Two of the Turner Motorsport drivers have seen victories in their time away from the Grand Am scene. Bill Auberlen drove to the ALMS GT class win at Road America on Aug. 18th and only last weekend Michael Marsal drove to his first ALMS P1 win at Baltimore.

This weekend Auberlen will be back behind the wheel of the No. 96 CTSCC Grand Sports class M3 and the No. 94 Rolex GT class M3 with Paul Dalla Lana. Auberlen and Dalla Lana have shared two wins so far this season.

Marsal co-drives the No. 97 CTSCC M3 with Boris Said. The duo has shared an up-and-down season with a season's-best fourth place finish at New Jersey Motorsports Park in May.

"A good GT result at Laguna Seca is critical to our 2012 season," said Will Turner. "Paul has done an outstanding job this year and we want him to finish as high as possible in the driver points. We will have to have some luck to move him to the top, but it will take hard racing to keep the rest behind him. The same goes for the GT class Team title. There is no room for any errors. In the Continental Tire Challenge, rules changes have not allowed us, or any other BMW M3, to match our 2011 season success, but we won't stop trying.

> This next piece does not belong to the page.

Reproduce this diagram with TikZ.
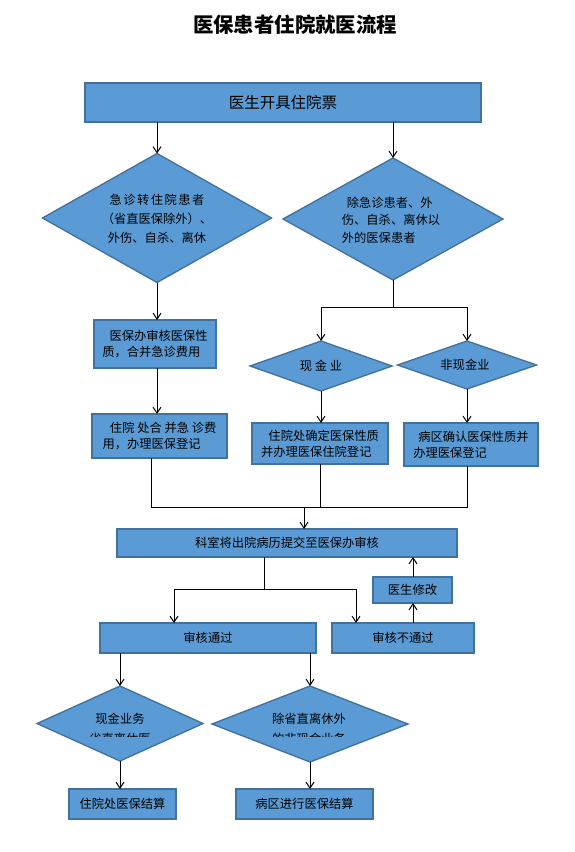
\documentclass[tikz,border=0pt]{standalone}
\usepackage{fontspec}
\setmainfont{Noto Sans CJK SC}
\usetikzlibrary{shapes.geometric,arrows.meta}
\definecolor{bfill}{HTML}{5B9BD5}
\definecolor{bdraw}{HTML}{41719C}
\begin{document}
\begin{tikzpicture}[x=0.75pt,y=-0.75pt,
  box/.style={rectangle, draw=bdraw, fill=bfill, line width=1pt, inner sep=0pt, outer sep=0pt,
    font=\fontsize{9.2}{12}\selectfont, align=left},
  dia/.style={diamond, draw=bdraw, fill=bfill, line width=1pt, inner sep=0pt, outer sep=0pt},
  txt/.style={inner sep=0pt, font=\fontsize{9.2}{12}\selectfont},
  line/.style={draw=black, line width=0.75pt},
  arr/.style={line, -{Straight Barb[length=4.5pt,width=6pt]}}]
\useasboundingbox (0,0) rectangle (574,852);
\fill[white] (0,0) rectangle (574,852);

% title
\node[inner sep=0pt, font=\fontsize{15.3}{18}\selectfont\bfseries] (title) at (295,25) {医保患者住院就医流程};

% top box
\node[box, minimum width=396*0.75pt, minimum height=39*0.75pt, font=\fontsize{11.6}{14}\selectfont] (top) at (283,102.5) {医生开具住院票};

% first-level diamonds
\node[dia, minimum width=229*0.75pt, minimum height=129*0.75pt] (d1) at (157,218) {};
\node[txt, align=center, font=\fontsize{9.2}{14.2}\selectfont] (t1) at (157,219)
  {{\addfontfeature{LetterSpace=12}急诊转住院患者}\\（省直医保除外）、\\外伤、自杀、离休};
\node[dia, minimum width=220*0.75pt, minimum height=122*0.75pt] (d2) at (393,219) {};
\node[txt, align=left, font=\fontsize{9.2}{13}\selectfont] (t2) at (391,220)
  {\hspace*{0.4em}除急诊患者、外\\伤、自杀、离休以\\外的医保患者};

% left column boxes
\node[box, minimum width=122*0.75pt, minimum height=48*0.75pt] (b1) at (155,344)
  {\hspace*{0.6em}医保办审核医保性\\质，合并急诊费用};
\node[box, minimum width=135*0.75pt, minimum height=44*0.75pt] (b2) at (159.5,436)
  {\hspace*{0.6em}住院 处合 并急 诊费\\用，办理医保登记};

% right branch diamonds
\node[dia, minimum width=142*0.75pt, minimum height=50*0.75pt] (d3) at (321,366) {};
\node[txt] (t3) at (321,366) {现 金 业};
\node[dia, minimum width=139*0.75pt, minimum height=48*0.75pt] (d4) at (467,365) {};
\node[txt] (t4) at (465,365) {非现金业};

\node[box, minimum width=136*0.75pt, minimum height=41*0.75pt] (b3) at (320,443.5)
  {\hspace*{0.6em}住院处确定医保性质\\并办理医保住院登记};
\node[box, minimum width=134*0.75pt, minimum height=43*0.75pt] (b4) at (471,444.5)
  {\hspace*{0.4em}病区确认医保性质并\\办理医保登记};

% submit box
\node[box, minimum width=340*0.75pt, minimum height=28*0.75pt] (k) at (287,543) {科室将出院病历提交至医保办审核};
\node[box, minimum width=79*0.75pt, minimum height=26*0.75pt] (fix) at (412.5,590) {医生修改};
\node[box, minimum width=216*0.75pt, minimum height=30*0.75pt] (pass) at (208,638) {审核通过};
\node[box, minimum width=142*0.75pt, minimum height=30*0.75pt] (fail) at (403,638) {审核不通过};

% bottom diamonds
\node[dia, minimum width=166*0.75pt, minimum height=75*0.75pt] (d5) at (120,723.5) {};
\node[dia, minimum width=196*0.75pt, minimum height=76*0.75pt] (d6) at (310,724) {};
\node[txt] (t5a) at (120,719) {现金业务};
\node[txt] (t6a) at (309,719) {除省直离休外};
\begin{scope}
  \clip (0,0) rectangle (574,736.5);
  \node[txt] (t5b) at (120,738.5) {省直离休医};
  \node[txt] (t6b) at (309,738.5) {的非现金业务};
\end{scope}

\node[box, minimum width=107*0.75pt, minimum height=30*0.75pt] (r1) at (122.5,804) {住院处医保结算};
\node[box, minimum width=137*0.75pt, minimum height=30*0.75pt] (r2) at (304.5,804) {病区进行医保结算};

% helper coordinates
\coordinate (s) at (393,307);
\coordinate (jl) at (151,507);
\coordinate (jm) at (304,507);
\coordinate (jr) at (467,507);
\coordinate (s2) at (264,589);
\coordinate (pa) at (174,589);
\coordinate (fa) at (356,589);
\coordinate (up) at (413,0);

% connectors
\draw[arr] (top.south -| d1.north) -- (d1.north);
\draw[arr] (top.south -| d2.north) -- (d2.north);
\draw[arr] (d1.south) -- (d1.south |- b1.north);
\draw[arr] (b1.south -| d1.south) -- (b2.north -| d1.south);
\draw[line] (d2.south) -- (s);
\draw[arr] (s) -| (d3.north);
\draw[arr] (s) -| (d4.north);
\draw[arr] (d3.south) -- (d3.south |- b3.north);
\draw[arr] (d4.south) -- (d4.south |- b4.north);
\draw[line] (b2.south -| jl) -- (jl) -- (jr) -- (b4.south -| jr);
\draw[line] (b3.south) -- (b3.south |- jl);
\draw[arr] (jm) -- (jm |- k.north);
\draw[line] (k.south -| s2) -- (s2);
\draw[line] (pa) -- (fa);
\draw[arr] (pa) -- (pa |- pass.north);
\draw[arr] (fa) -- (fa |- fail.north);
\draw[arr] (fail.north -| up) -- (fix.south -| up);
\draw[arr] (fix.north -| up) -- (k.south -| up);
\draw[arr] (pass.south -| d5.north) -- (d5.north);
\draw[arr] (pass.south -| d6.north) -- (d6.north);
\draw[arr] (d5.south) -- (d5.south |- r1.north);
\draw[arr] (d6.south) -- (d6.south |- r2.north);
\end{tikzpicture}
\end{document}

Laguna Seca always has a large group from the BMW Car Club and we look forward to seeing them every year."

Live timing and scoring from practice, qualifying and both races can be found on grand-am.com. The Continental Tire Sports Car Challenge race takes the green flag at 2:30 p.m. PT on Saturday, Sept. 8th and will be broadcast live on SPEED television on Sunday, Sept. 16th at 1:30 p.m. ET. The Rolex Sports Car Series race will start at 12:00 p.m. PT on Sunday, Sept. 9th and be broadcast live on SPEED television.


----------



## captainaudio (Jul 17, 2007)

Unfortunately both cars DNF at Lime Rock Saturday.


----------